▸ Stated task
Output every line exactly as written. Leave out pictures.

▸ Information supplied
## BEGIN

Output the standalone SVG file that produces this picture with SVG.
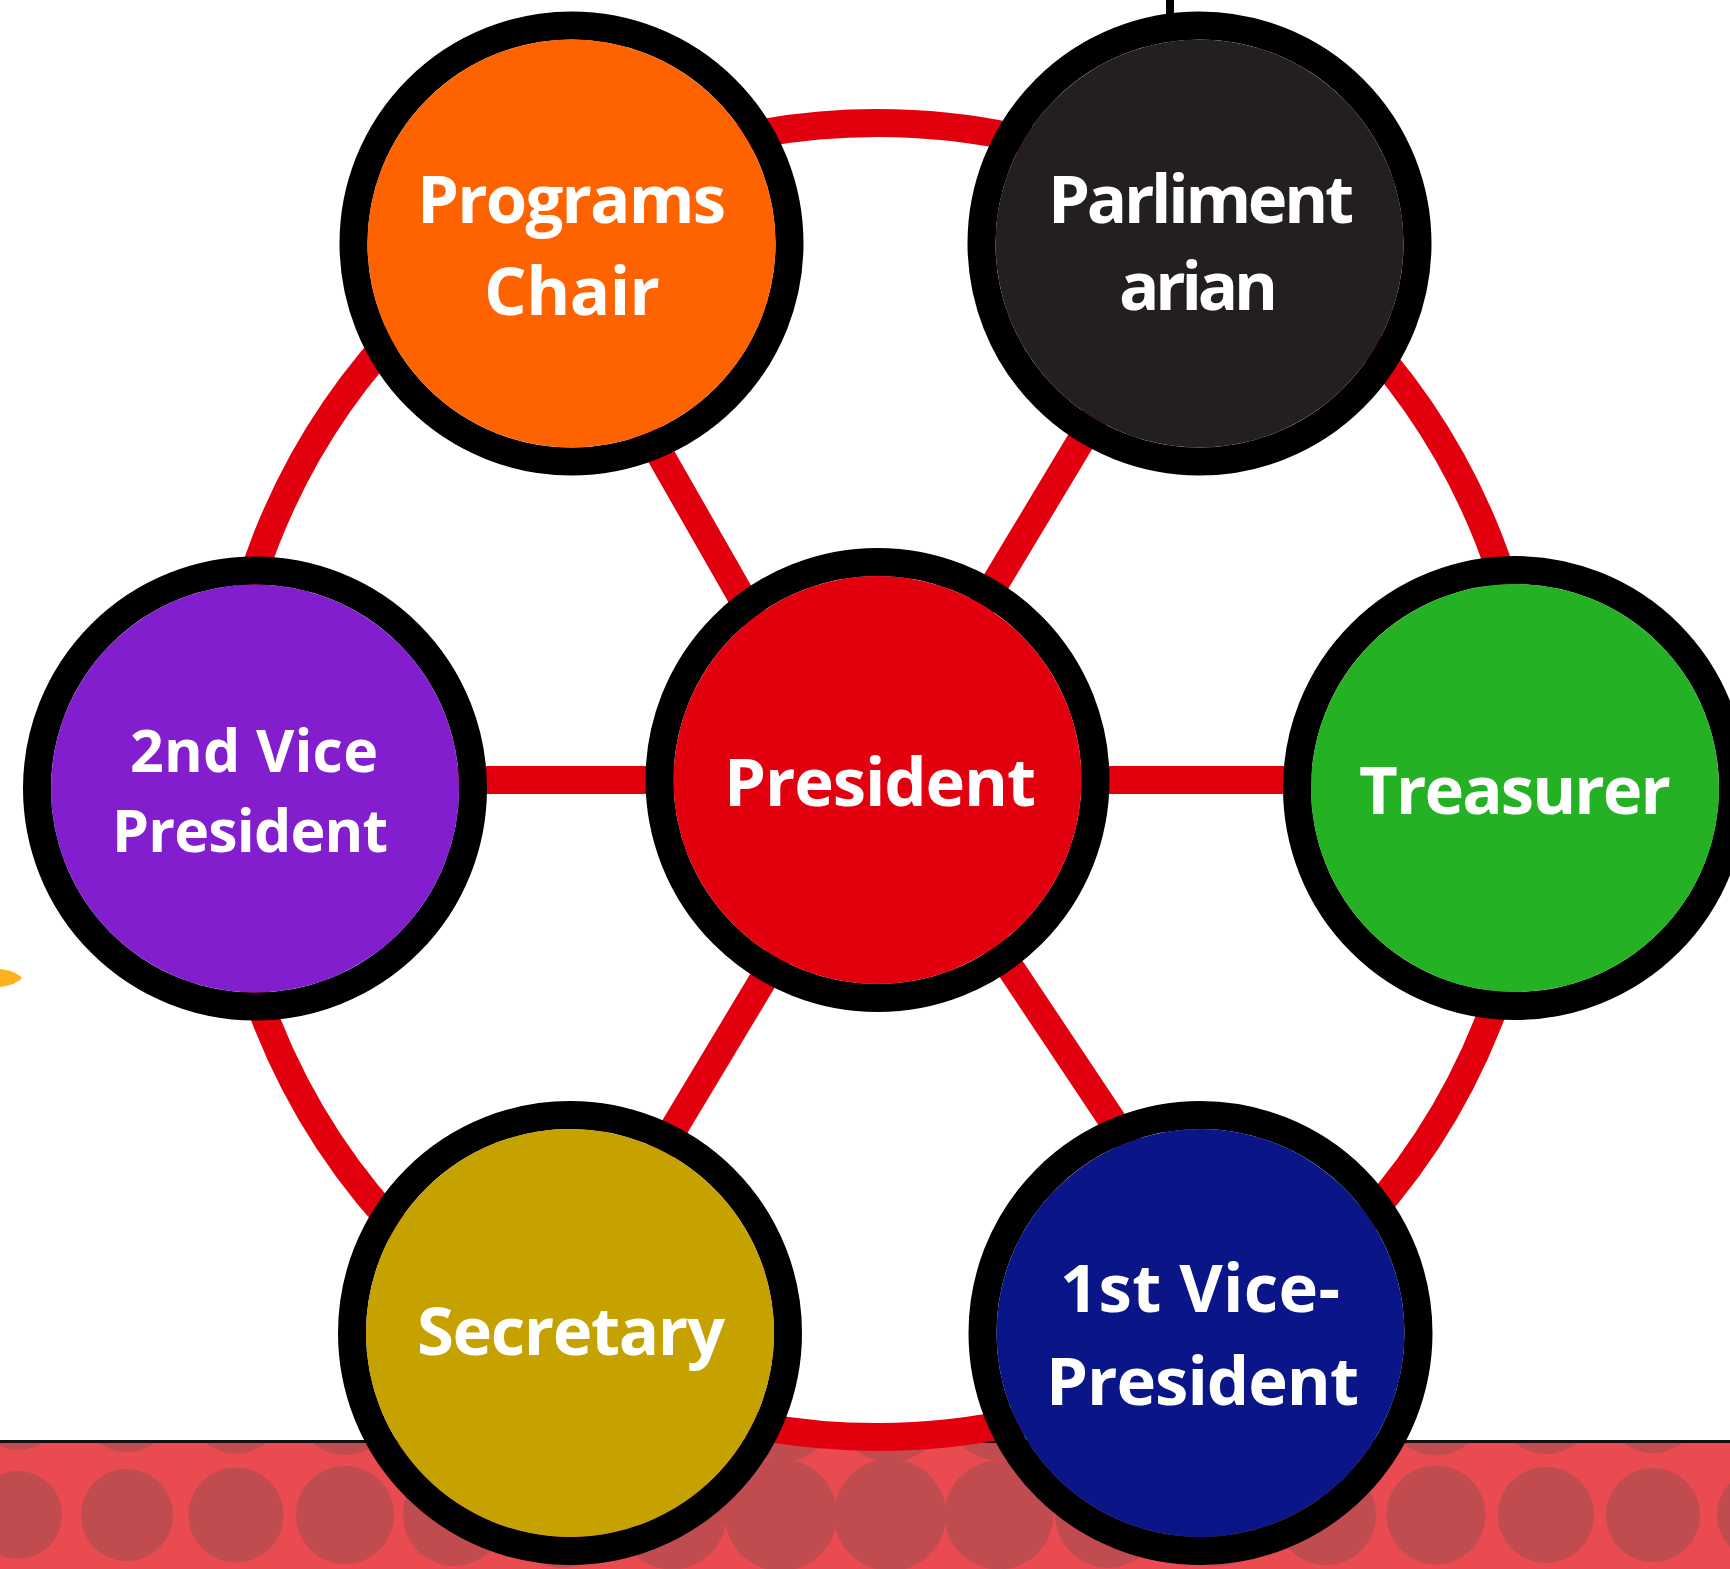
<svg xmlns="http://www.w3.org/2000/svg" width="1730" height="1569" viewBox="0 0 1730 1569">
<defs>
<style>
.ring{fill:none;stroke:#000;stroke-width:28}
.lbl{font-family:"Open Sans","Noto Sans","Liberation Sans",sans-serif;font-weight:700;fill:#fff;text-anchor:middle}
.spoke{stroke:#E3000E;stroke-width:28;fill:none}
.dot{fill:#C04C50}
</style>
<clipPath id="bandClip"><rect x="0" y="1443" width="1730" height="126"/></clipPath>
</defs>
<rect x="0" y="0" width="1730" height="1569" fill="#fff"/>
<g id="band">
<rect x="0" y="1441" width="1730" height="128" fill="#E94B51"/>
<g clip-path="url(#bandClip)">
<circle class="dot" cx="18" cy="1406" r="44"/><circle class="dot" cx="18" cy="1515" r="44"/>
<circle class="dot" cx="127" cy="1406" r="46"/><circle class="dot" cx="127" cy="1515" r="46"/>
<circle class="dot" cx="236" cy="1406" r="47.5"/><circle class="dot" cx="236" cy="1515" r="47.5"/>
<circle class="dot" cx="345" cy="1406" r="49"/><circle class="dot" cx="345" cy="1515" r="49"/>
<circle class="dot" cx="454" cy="1406" r="51"/><circle class="dot" cx="454" cy="1515" r="51"/>
<circle class="dot" cx="563" cy="1406" r="52.7"/><circle class="dot" cx="563" cy="1515" r="52.7"/>
<circle class="dot" cx="672" cy="1406" r="54.4"/><circle class="dot" cx="672" cy="1515" r="54.4"/>
<circle class="dot" cx="781" cy="1406" r="56"/><circle class="dot" cx="781" cy="1515" r="56"/>
<circle class="dot" cx="890" cy="1406" r="56"/><circle class="dot" cx="890" cy="1515" r="56"/>
<circle class="dot" cx="999" cy="1406" r="54.4"/><circle class="dot" cx="999" cy="1515" r="54.4"/>
<circle class="dot" cx="1108" cy="1406" r="52.7"/><circle class="dot" cx="1108" cy="1515" r="52.7"/>
<circle class="dot" cx="1217" cy="1406" r="51"/><circle class="dot" cx="1217" cy="1515" r="51"/>
<circle class="dot" cx="1326" cy="1406" r="50"/><circle class="dot" cx="1326" cy="1515" r="50"/>
<circle class="dot" cx="1436" cy="1406" r="49.5"/><circle class="dot" cx="1436" cy="1515" r="49.5"/>
<circle class="dot" cx="1546" cy="1406" r="48"/><circle class="dot" cx="1546" cy="1515" r="48"/>
<circle class="dot" cx="1653" cy="1406" r="47"/><circle class="dot" cx="1653" cy="1515" r="47"/>
<circle class="dot" cx="1762" cy="1406" r="45"/><circle class="dot" cx="1762" cy="1515" r="45"/>
</g>
<rect x="0" y="1440" width="1730" height="3" fill="#111"/>
</g>
<path d="M0,969 Q16,971 22,978 Q16,985 0,987 Z" fill="#FDB11C"/>
<rect x="1166" y="0" width="8" height="20" fill="#000"/>
<g id="connectors">
<circle cx="877.5" cy="780" r="657" class="spoke" stroke-width="29"/>
<line class="spoke" x1="255" y1="780" x2="1515" y2="780"/>
<line class="spoke" x1="540" y1="244" x2="846" y2="780"/>
<line class="spoke" x1="1199" y1="244" x2="877" y2="780"/>
<line class="spoke" x1="551" y1="1333" x2="883" y2="780"/>
<line class="spoke" x1="885" y1="780" x2="1254" y2="1333"/>
</g>
<g id="node-programs">
<circle cx="571.5" cy="243.5" r="218" fill="#FF6300" class="ring"/>
<circle cx="571.5" cy="243.5" r="204" fill="#FF6300"/>
<text class="lbl" x="571.5" y="223" font-size="67" textLength="309">Programs</text>
<text class="lbl" x="572" y="315" font-size="67" textLength="176">Chair</text>
</g>
<g id="node-parliamentarian">
<circle cx="1199.5" cy="243.5" r="218" class="ring"/>
<circle cx="1199.5" cy="243.5" r="204" fill="#231F20"/>
<text class="lbl" x="1201" y="223" font-size="67" textLength="306">Parliment</text>
<text class="lbl" x="1198.5" y="310" font-size="67" textLength="159">arian</text>
</g>
<g id="node-2nd-vp">
<circle cx="255" cy="788.5" r="218" class="ring"/>
<circle cx="255" cy="788.5" r="204" fill="#821ECE"/>
<text class="lbl" x="254" y="772" font-size="59" textLength="248">2nd Vice</text>
<text class="lbl" x="250" y="852" font-size="59" textLength="276">President</text>
</g>
<g id="node-president">
<circle cx="877.5" cy="780" r="218" class="ring"/>
<circle cx="877.5" cy="780" r="204" fill="#E3000E"/>
<text class="lbl" x="880" y="806" font-size="67" textLength="312">President</text>
</g>
<g id="node-treasurer">
<circle cx="1515" cy="788" r="218" class="ring"/>
<circle cx="1515" cy="788" r="204" fill="#24B224"/>
<text class="lbl" x="1515" y="814" font-size="67" textLength="312">Treasurer</text>
</g>
<g id="node-secretary">
<circle cx="570" cy="1333" r="218" class="ring"/>
<circle cx="570" cy="1333" r="204" fill="#C6A200"/>
<text class="lbl" x="571" y="1355" font-size="67" textLength="308">Secretary</text>
</g>
<g id="node-1st-vp">
<circle cx="1200.5" cy="1333" r="218" class="ring"/>
<circle cx="1200.5" cy="1333" r="204" fill="#0A1588"/>
<text class="lbl" x="1200" y="1312" font-size="67" textLength="280">1st Vice-</text>
<text class="lbl" x="1202.5" y="1405" font-size="67" textLength="313">President</text>
</g>
</svg>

## END

▸ Response for this exercise
Output the standalone SVG file that produces this picture with SVG.
<svg xmlns="http://www.w3.org/2000/svg" width="1730" height="1569" viewBox="0 0 1730 1569">
<defs>
<style>
.ring{fill:none;stroke:#000;stroke-width:28}
.lbl{font-family:"Open Sans","Noto Sans","Liberation Sans",sans-serif;font-weight:700;fill:#fff;text-anchor:middle}
.spoke{stroke:#E3000E;stroke-width:28;fill:none}
.dot{fill:#C04C50}
</style>
<clipPath id="bandClip"><rect x="0" y="1443" width="1730" height="126"/></clipPath>
</defs>
<rect x="0" y="0" width="1730" height="1569" fill="#fff"/>
<g id="band">
<rect x="0" y="1441" width="1730" height="128" fill="#E94B51"/>
<g clip-path="url(#bandClip)">
<circle class="dot" cx="18" cy="1406" r="44"/><circle class="dot" cx="18" cy="1515" r="44"/>
<circle class="dot" cx="127" cy="1406" r="46"/><circle class="dot" cx="127" cy="1515" r="46"/>
<circle class="dot" cx="236" cy="1406" r="47.5"/><circle class="dot" cx="236" cy="1515" r="47.5"/>
<circle class="dot" cx="345" cy="1406" r="49"/><circle class="dot" cx="345" cy="1515" r="49"/>
<circle class="dot" cx="454" cy="1406" r="51"/><circle class="dot" cx="454" cy="1515" r="51"/>
<circle class="dot" cx="563" cy="1406" r="52.7"/><circle class="dot" cx="563" cy="1515" r="52.7"/>
<circle class="dot" cx="672" cy="1406" r="54.4"/><circle class="dot" cx="672" cy="1515" r="54.4"/>
<circle class="dot" cx="781" cy="1406" r="56"/><circle class="dot" cx="781" cy="1515" r="56"/>
<circle class="dot" cx="890" cy="1406" r="56"/><circle class="dot" cx="890" cy="1515" r="56"/>
<circle class="dot" cx="999" cy="1406" r="54.4"/><circle class="dot" cx="999" cy="1515" r="54.4"/>
<circle class="dot" cx="1108" cy="1406" r="52.7"/><circle class="dot" cx="1108" cy="1515" r="52.7"/>
<circle class="dot" cx="1217" cy="1406" r="51"/><circle class="dot" cx="1217" cy="1515" r="51"/>
<circle class="dot" cx="1326" cy="1406" r="50"/><circle class="dot" cx="1326" cy="1515" r="50"/>
<circle class="dot" cx="1436" cy="1406" r="49.5"/><circle class="dot" cx="1436" cy="1515" r="49.5"/>
<circle class="dot" cx="1546" cy="1406" r="48"/><circle class="dot" cx="1546" cy="1515" r="48"/>
<circle class="dot" cx="1653" cy="1406" r="47"/><circle class="dot" cx="1653" cy="1515" r="47"/>
<circle class="dot" cx="1762" cy="1406" r="45"/><circle class="dot" cx="1762" cy="1515" r="45"/>
</g>
<rect x="0" y="1440" width="1730" height="3" fill="#111"/>
</g>
<path d="M0,969 Q16,971 22,978 Q16,985 0,987 Z" fill="#FDB11C"/>
<rect x="1166" y="0" width="8" height="20" fill="#000"/>
<g id="connectors">
<circle cx="877.5" cy="780" r="657" class="spoke" stroke-width="29"/>
<line class="spoke" x1="255" y1="780" x2="1515" y2="780"/>
<line class="spoke" x1="540" y1="244" x2="846" y2="780"/>
<line class="spoke" x1="1199" y1="244" x2="877" y2="780"/>
<line class="spoke" x1="551" y1="1333" x2="883" y2="780"/>
<line class="spoke" x1="885" y1="780" x2="1254" y2="1333"/>
</g>
<g id="node-programs">
<circle cx="571.5" cy="243.5" r="218" fill="#FF6300" class="ring"/>
<circle cx="571.5" cy="243.5" r="204" fill="#FF6300"/>
<text class="lbl" x="571.5" y="223" font-size="67" textLength="309">Programs</text>
<text class="lbl" x="572" y="315" font-size="67" textLength="176">Chair</text>
</g>
<g id="node-parliamentarian">
<circle cx="1199.5" cy="243.5" r="218" class="ring"/>
<circle cx="1199.5" cy="243.5" r="204" fill="#231F20"/>
<text class="lbl" x="1201" y="223" font-size="67" textLength="306">Parliment</text>
<text class="lbl" x="1198.5" y="310" font-size="67" textLength="159">arian</text>
</g>
<g id="node-2nd-vp">
<circle cx="255" cy="788.5" r="218" class="ring"/>
<circle cx="255" cy="788.5" r="204" fill="#821ECE"/>
<text class="lbl" x="254" y="772" font-size="59" textLength="248">2nd Vice</text>
<text class="lbl" x="250" y="852" font-size="59" textLength="276">President</text>
</g>
<g id="node-president">
<circle cx="877.5" cy="780" r="218" class="ring"/>
<circle cx="877.5" cy="780" r="204" fill="#E3000E"/>
<text class="lbl" x="880" y="806" font-size="67" textLength="312">President</text>
</g>
<g id="node-treasurer">
<circle cx="1515" cy="788" r="218" class="ring"/>
<circle cx="1515" cy="788" r="204" fill="#24B224"/>
<text class="lbl" x="1515" y="814" font-size="67" textLength="312">Treasurer</text>
</g>
<g id="node-secretary">
<circle cx="570" cy="1333" r="218" class="ring"/>
<circle cx="570" cy="1333" r="204" fill="#C6A200"/>
<text class="lbl" x="571" y="1355" font-size="67" textLength="308">Secretary</text>
</g>
<g id="node-1st-vp">
<circle cx="1200.5" cy="1333" r="218" class="ring"/>
<circle cx="1200.5" cy="1333" r="204" fill="#0A1588"/>
<text class="lbl" x="1200" y="1312" font-size="67" textLength="280">1st Vice-</text>
<text class="lbl" x="1202.5" y="1405" font-size="67" textLength="313">President</text>
</g>
</svg>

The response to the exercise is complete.